(Code that draws figures)
·····

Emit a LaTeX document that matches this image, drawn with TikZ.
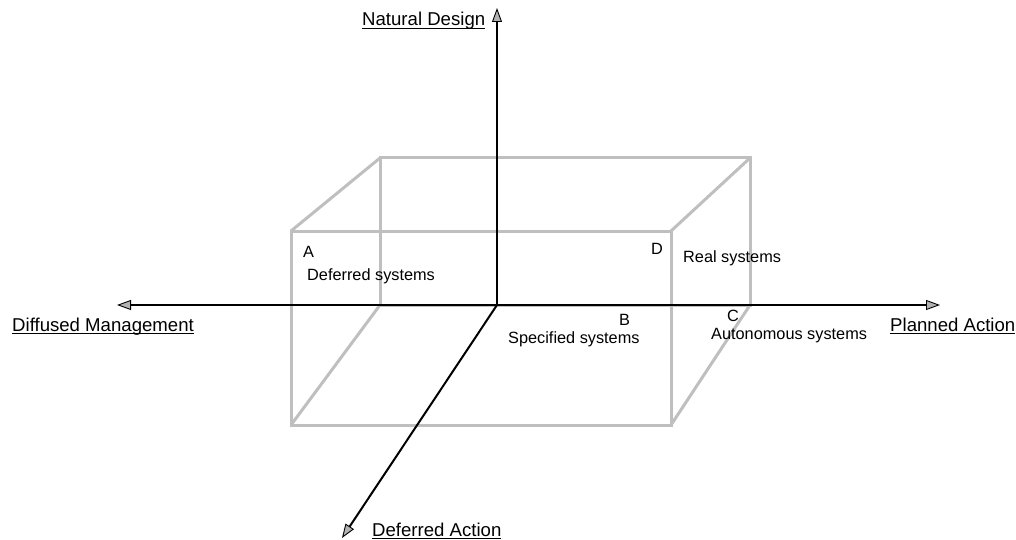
\documentclass[tikz,border=0pt]{standalone}
\usepackage{fontspec}
\setmainfont{Liberation Sans}
\usetikzlibrary{arrows.meta}
\newcommand{\ulabel}[1]{\setbox0\hbox{#1}\rlap{\rule[-3.2pt]{\wd0}{1.4pt}}\box0}
\tikzset{
  boxline/.style={draw=black!25, line width=3pt},
  axis/.style={line width=2pt, -{Triangle[length=14pt,width=10pt,fill=black!30,line width=0.9pt]}},
  axlabel/.style={anchor=base west, inner sep=0pt, font=\fontsize{18.6}{21}\selectfont},
  lbl/.style={anchor=base west, inner sep=0pt, font=\fontsize{16.3}{19}\selectfont}
}
\begin{document}
\begin{tikzpicture}[x=1pt, y=-1pt]
                    \useasboundingbox (0,0) rectangle (1016,540);
                    % box corners
                    \coordinate (fa) at (291,231); \coordinate (fb) at (671,231);
                    \coordinate (fc) at (671,425); \coordinate (fd) at (291,425);
                    \coordinate (ba) at (380,158); \coordinate (bb) at (750,158);
                    \coordinate (bc) at (750,305); \coordinate (bd) at (380,305);
                    \draw[boxline] (fa) -- (fb) -- (fc) -- (fd) -- cycle;
                    \draw[boxline] (bd) -- (ba) -- (bb) -- (bc) -- (bd);
                    \draw[boxline] (fa) -- (ba);
                    \draw[boxline] (fb) -- (bb);
                    \draw[boxline] (fc) -- (bc);
                    \draw[boxline] (fd) -- (bd);
                    % axes
                    \coordinate (o) at (497,305);
                    \coordinate (left) at (117,305); \coordinate (right) at (940,305);
                    \coordinate (up) at (497,8); \coordinate (down) at (342,538);
                    \draw[axis] (o) -- (left);
                    \draw[axis] (o) -- (right);
                    \draw[axis] (o) -- (up);
                    \draw[axis] (o) -- (down);
                    % axis labels
                    \node[axlabel] (natural) at (362,26) {\ulabel{Natural Design}};
                    \node[axlabel] (diffused) at (12,331) {\ulabel{Diffused Management}};
                    \node[axlabel] (planned) at (890,331) {\ulabel{Planned Action}};
                    \node[axlabel] (deferred) at (372,536) {\ulabel{Deferred Action}};
                    % systems
                    \node[lbl] (lblA) at (303,257) {A};
                    \node[lbl] (defsys) at (307,280) {Deferred systems};
                    \node[lbl] (lblD) at (651,254) {D};
                    \node[lbl] (realsys) at (683,262) {Real systems};
                    \node[lbl] (lblB) at (619,325) {B};
                    \node[lbl] (specsys) at (508,343) {Specified systems};
                    \node[lbl] (lblC) at (727,321) {C};
                    \node[lbl] (autosys) at (711,339) {Autonomous systems};
                \end{tikzpicture}
\end{document}
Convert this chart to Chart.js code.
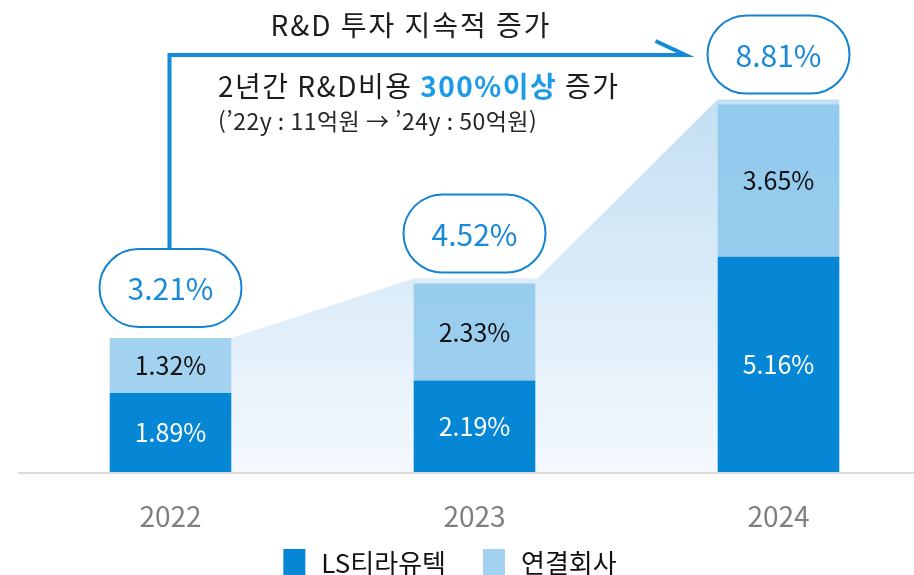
<!DOCTYPE html>
<html lang="ko">
<head>
<meta charset="utf-8">
<title>R&D 투자</title>
<script src="https://cdn.jsdelivr.net/npm/chart.js@4.4.1/dist/chart.umd.min.js"></script>
<style>
    html, body { margin: 0; padding: 0; background: #ffffff; }
    #wrap { width: 914px; height: 575px; }
</style>
</head>
<body>
<div id="wrap"><canvas id="rdChart" width="914" height="575"></canvas></div>
<script>
const years = ["2022", "2023", "2024"];
const lsValues = [1.89, 2.19, 5.16];         // LS티라유텍
const affiliateValues = [1.32, 2.33, 3.65];  // 연결회사
const seriesNames = ["LS티라유텍", "연결회사"];

const headline = "R&D 투자 지속적 증가";
const subPrefix = "2년간 R&D비용 ";
const subHighlight = "300%이상";
const subSuffix = " 증가";
const subNote = "(’22y : 11억원 → ’24y : 50억원)";

const FONT = "'Noto Sans CJK KR', 'Noto Sans', sans-serif";
const DARK_BLUE = "#0587d6";
const LIGHT_BLUE = "rgba(125, 191, 234, 0.71)";
const LINE_BLUE = "#128ad9";

const pct = v => `${v.toFixed(2)}%`;

// light blue band that climbs behind the bars
const bandPlugin = {
    id: "band",
    beforeDatasetsDraw(chart) {
        const ctx = chart.ctx;
        const bars = chart.getDatasetMeta(1).data;
        const base = chart.scales.y.getPixelForValue(0);
        const half = bars[0].width / 2;
        const top0 = bars[0].y, top1 = bars[1].y - 5, top2 = bars[2].y - 5;

        const grad = ctx.createLinearGradient(0, top2, 0, base);
        grad.addColorStop(0, "#c3dff3");
        grad.addColorStop(1, "#f4f9fd");

        ctx.save();
        ctx.beginPath();
        ctx.moveTo(bars[0].x + half, top0);
        ctx.lineTo(bars[1].x - half, top1);
        ctx.lineTo(bars[1].x + half + 2, top1);
        ctx.lineTo(bars[2].x - half, top2);
        ctx.lineTo(bars[2].x + half, top2);
        ctx.lineTo(bars[2].x + half, base);
        ctx.lineTo(bars[0].x + half, base);
        ctx.closePath();
        ctx.fillStyle = grad;
        ctx.fill();
        ctx.restore();
    }
};

// value labels, total pills, headline texts and the arrow
const annotatePlugin = {
    id: "annotate",
    afterDatasetsDraw(chart) {
        const ctx = chart.ctx;
        const darkBars = chart.getDatasetMeta(0).data;
        const lightBars = chart.getDatasetMeta(1).data;
        const base = chart.scales.y.getPixelForValue(0);

        ctx.save();
        // baseline across the whole width
        ctx.beginPath();
        ctx.moveTo(18, base + 1);
        ctx.lineTo(chart.width, base + 1);
        ctx.lineWidth = 2;
        ctx.strokeStyle = "#dcdcdc";
        ctx.stroke();

        ctx.textAlign = "center";
        ctx.textBaseline = "middle";
        ctx.font = `25px ${FONT}`;
        darkBars.forEach((bar, i) => {
            ctx.fillStyle = "#ffffff";
            ctx.fillText(pct(lsValues[i]), bar.x, (bar.y + bar.base) / 2);
        });
        lightBars.forEach((bar, i) => {
            ctx.fillStyle = "#111111";
            ctx.fillText(pct(affiliateValues[i]), bar.x, (bar.y + bar.base) / 2);
        });

        // total pills
        const pillW = 142, pillH = 78;
        const pills = lightBars.map((bar, i) => {
            const bottom = bar.y - 11;
            return { x: bar.x, top: bottom - pillH, total: lsValues[i] + affiliateValues[i] };
        });
        pills.forEach(p => {
            ctx.beginPath();
            ctx.roundRect(p.x - pillW / 2, p.top, pillW, pillH, pillH / 2);
            ctx.fillStyle = "#ffffff";
            ctx.fill();
            ctx.lineWidth = 2;
            ctx.strokeStyle = "#1583d3";
            ctx.stroke();
            ctx.font = `30px ${FONT}`;
            ctx.fillStyle = "#1a89d8";
            ctx.fillText(pct(p.total), p.x, p.top + pillH / 2 + 1);
        });

        // arrow from first pill up and across to the last pill
        const lineY = chart.chartArea.top;
        const endX = pills[2].x - pillW / 2 - 22;
        ctx.beginPath();
        ctx.moveTo(pills[0].x - 1, pills[0].top);
        ctx.lineTo(pills[0].x - 1, lineY);
        ctx.lineTo(endX, lineY);
        ctx.lineTo(endX - 30, lineY - 14);
        ctx.lineWidth = 4;
        ctx.lineJoin = "miter";
        ctx.strokeStyle = LINE_BLUE;
        ctx.stroke();

        // headline texts
        ctx.textAlign = "center";
        ctx.fillStyle = "#1c1c1c";
        ctx.font = `28px ${FONT}`;
        ctx.letterSpacing = "2px";
        ctx.fillText(headline, 411, 25);

        ctx.textAlign = "left";
        ctx.letterSpacing = "1.5px";
        let x = 218;
        ctx.fillText(subPrefix, x, 86);
        x += ctx.measureText(subPrefix).width;
        ctx.font = `bold 28px ${FONT}`;
        ctx.fillStyle = "#1d9bea";
        ctx.fillText(subHighlight, x, 86);
        x += ctx.measureText(subHighlight).width;
        ctx.font = `28px ${FONT}`;
        ctx.fillStyle = "#1c1c1c";
        ctx.fillText(subSuffix, x, 86);

        ctx.letterSpacing = "0.5px";
        ctx.font = `23px ${FONT}`;
        ctx.fillStyle = "#262626";
        ctx.fillText(subNote, 218, 121);
        ctx.restore();
    },
    afterDraw(chart) {
        // legend, centred a bit left of the plot centre like the original
        const ctx = chart.ctx;
        const items = chart.data.datasets.map(ds => ({ text: ds.label, color: ds.backgroundColor }));
        const box = 22, gap = 16, spacing = 37;
        ctx.save();
        ctx.font = `26px ${FONT}`;
        const widths = items.map(it => box + gap + ctx.measureText(it.text).width);
        const total = widths.reduce((a, b) => a + b, 0) + spacing * (items.length - 1);
        let x = 450 - total / 2;
        ctx.textAlign = "left";
        ctx.textBaseline = "middle";
        items.forEach((it, i) => {
            ctx.fillStyle = "#ffffff";
            ctx.fillRect(x, 549, box, 26);
            ctx.fillStyle = it.color;
            ctx.fillRect(x, 549, box, 26);
            ctx.fillStyle = "#111111";
            ctx.fillText(it.text, x + box + gap, 563);
            x += widths[i] + spacing;
        });
        ctx.restore();
    }
};

new Chart(document.getElementById("rdChart"), {
    type: "bar",
    data: {
        labels: years,
        datasets: [
            {
                label: seriesNames[0],
                data: lsValues,
                backgroundColor: DARK_BLUE,
                borderWidth: 0,
                clip: false
            },
            {
                label: seriesNames[1],
                data: affiliateValues,
                backgroundColor: LIGHT_BLUE,
                borderWidth: 0,
                clip: false
            }
        ]
    },
    options: {
        responsive: false,
        devicePixelRatio: 1,
        animation: false,
        barPercentage: 0.4,
        categoryPercentage: 1,
        layout: { padding: { top: 55, left: 170.5, right: 135.5, bottom: 13.5 } },
        plugins: {
            legend: { display: false },
            tooltip: { enabled: false }
        },
        scales: {
            x: {
                stacked: true,
                offset: false,
                grid: { display: false, drawTicks: false },
                border: { display: false },
                ticks: { color: "#808080", padding: 28, font: { family: FONT, size: 28 } }
            },
            y: {
                stacked: true,
                display: false,
                min: 0,
                max: 10
            }
        }
    },
    plugins: [bandPlugin, annotatePlugin]
});
</script>
</body>
</html>
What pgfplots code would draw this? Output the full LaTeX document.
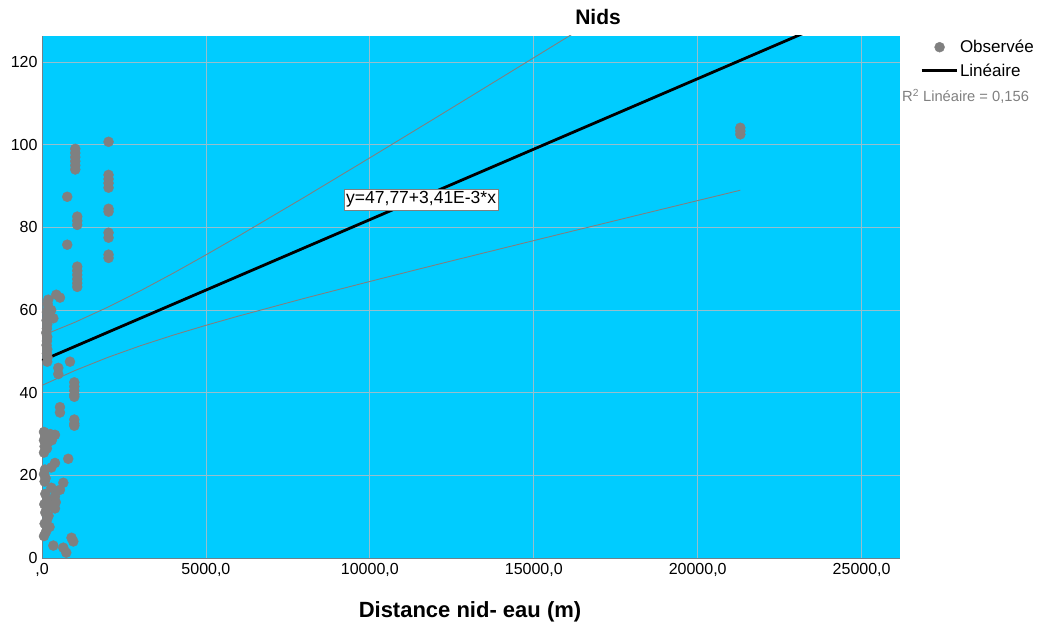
\documentclass[border=0pt]{standalone}
\usepackage{fontspec}
\setmainfont{Liberation Sans}
\usepackage{pgfplots}
\pgfplotsset{compat=1.18}
\definecolor{bg}{RGB}{0,204,255}
\definecolor{gridc}{RGB}{150,190,205}
\definecolor{ptc}{RGB}{128,128,128}
\definecolor{axc}{RGB}{110,130,140}
\begin{document}
\begin{tikzpicture}
\begin{axis}[
  at={(0,0)}, anchor=south west,
  scale only axis, width=858pt, height=522pt,
  xmin=0, xmax=26170, ymin=0, ymax=126.3,
  axis background/.style={fill=bg},
  axis x line*=bottom, axis y line*=left,
  axis line style={axc, line width=0.8pt},
  grid=major, major grid style={gridc, line width=0.8pt},
  major tick length=0pt,
  scaled x ticks=false, scaled y ticks=false,
  xtick={0,5000,10000,15000,20000,25000},
  xticklabels={{,0},{5000,0},{10000,0},{15000,0},{20000,0},{25000,0}},
  ytick={0,20,40,60,80,100,120},
  tick label style={font=\fontsize{16}{19}\selectfont},
  /pgf/number format/assume math mode=true,
  xticklabel style={yshift=-2pt},
  yticklabel style={xshift=-1pt},
  legend cell align=left,
  legend style={at={(1,1)}, anchor=north west, xshift=20pt, yshift=-2pt,
    draw=none, fill=none, font=\fontsize{17}{20}\selectfont, inner sep=0pt,
    row sep=5.5pt},
]
\addplot[only marks, mark=*, mark size=5pt, color=ptc, mark options={draw=ptc, fill=ptc},
  legend image code/.code={\fill[ptc] (18pt,0) circle (5pt); \path (0,0) (35pt,0);}]
coordinates {
(190,62.5) (170,61.5) (200,60.5) (150,59.5) (180,58.5) (140,57.5) (160,56.5) (150,55.5)
(130,54.5) (160,53.5) (150,52.5) (140,51.5) (160,50.5) (150,49.5) (170,48.5) (160,47.5)
(345,58) (436,63.7) (548,63) (280,60)
(497,46) (497,44.5) (853,47.5)
(985,42.5) (985,41.5) (985,40.5) (985,39.5) (985,39) (985,33.5) (985,32.5) (985,32)
(548,36.5) (548,35.2)
(60,30.5) (100,29.5) (250,30) (60,28.5) (180,28) (80,27) (150,26.5) (60,25.5) (396,29.8) (300,28.5)
(800,24) (396,23) (285,21.9) (90,21.4) (60,20.3) (110,19.3) (80,18.5) (650,18.2) (285,17) (548,16.5)
(396,14.9) (420,13.5) (396,12) (100,11) (200,10.2) (150,9.2) (80,8.3) (230,7.5) (120,6.3) (60,5.3)
(100,15.5) (150,14) (70,13) (200,12.5)
(900,4.9) (955,4) (345,3) (650,2.5) (740,1.3)
(1015,99) (1015,98) (1015,97) (1015,96) (1015,95) (1015,94)
(2030,100.7) (2030,92.7) (2030,91.7) (2030,90.7) (2030,89.6) (2030,84.5) (2030,83.8)
(2030,78.7) (2030,77.5) (2030,73.4) (2030,72.6)
(770,87.4) (770,75.8)
(1075,82.6) (1075,81.6) (1075,80.6)
(1075,70.5) (1075,69.5) (1075,68.5) (1075,67.5) (1075,66.5) (1075,65.6)
(21300,104.1) (21300,103.3) (21300,102.5)
};
\addlegendentry{Observée}
\addplot[ptc, line width=0.9pt, forget plot] coordinates {
(0,53.77) (1000,57.02) (2000,60.66) (3000,64.65) (4000,68.90) (5000,73.34) (6000,77.91)
(8000,87.28) (10000,96.83) (12000,106.47) (14000,116.18) (16000,125.91) (18000,135.68)
(20000,145.46) (21300,151.82)};
\addplot[ptc, line width=0.9pt, forget plot] coordinates {
(0,41.77) (1000,45.34) (2000,48.52) (3000,51.35) (4000,53.92) (5000,56.30) (6000,58.55)
(8000,62.82) (10000,66.91) (12000,70.91) (14000,74.84) (16000,78.75) (18000,82.62)
(20000,86.48) (21300,88.98)};
\addplot[black, line width=2.8pt,
  legend image code/.code={\draw[black, line width=2.8pt] (0,0) -- (35pt,0);}]
coordinates {(0,47.77) (26170,137.01)};
\addlegendentry{Linéaire}
\node[draw=ptc, fill=white, font=\fontsize{17.5}{20}\selectfont, inner sep=2.5pt]
  at (axis cs:11564,86.7) {y=47,77+3,41E-3*x};
\end{axis}
\node[font=\bfseries\fontsize{21}{24}\selectfont, anchor=base] at (556pt,533pt) {Nids};
\node[font=\bfseries\fontsize{22}{26}\selectfont, anchor=base] at (428pt,-59pt) {Distance nid- eau (m)};
\node[text=ptc, anchor=west, inner sep=0pt, font=\fontsize{14.7}{17}\selectfont] at (860pt,462pt) {R\textsuperscript{2} Linéaire = 0,156};
\pgfresetboundingbox
\path[use as bounding box] (-42pt,-66pt) rectangle (999pt,558pt);
\end{tikzpicture}
\end{document}
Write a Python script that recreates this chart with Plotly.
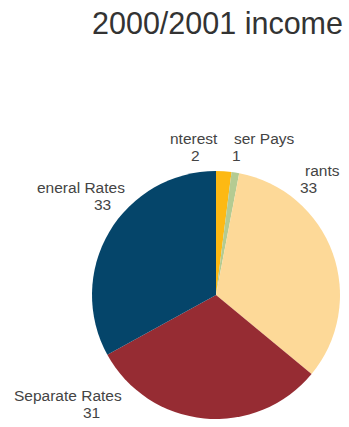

·····

WHAT YOU ARE ASKED TO DO:
Collect each line holding the string "LaTeX".

WRITTEN RESPONSE:
Emit a LaTeX document that matches this image, drawn with TikZ.
What pgfplots code would draw this? Output the full LaTeX document.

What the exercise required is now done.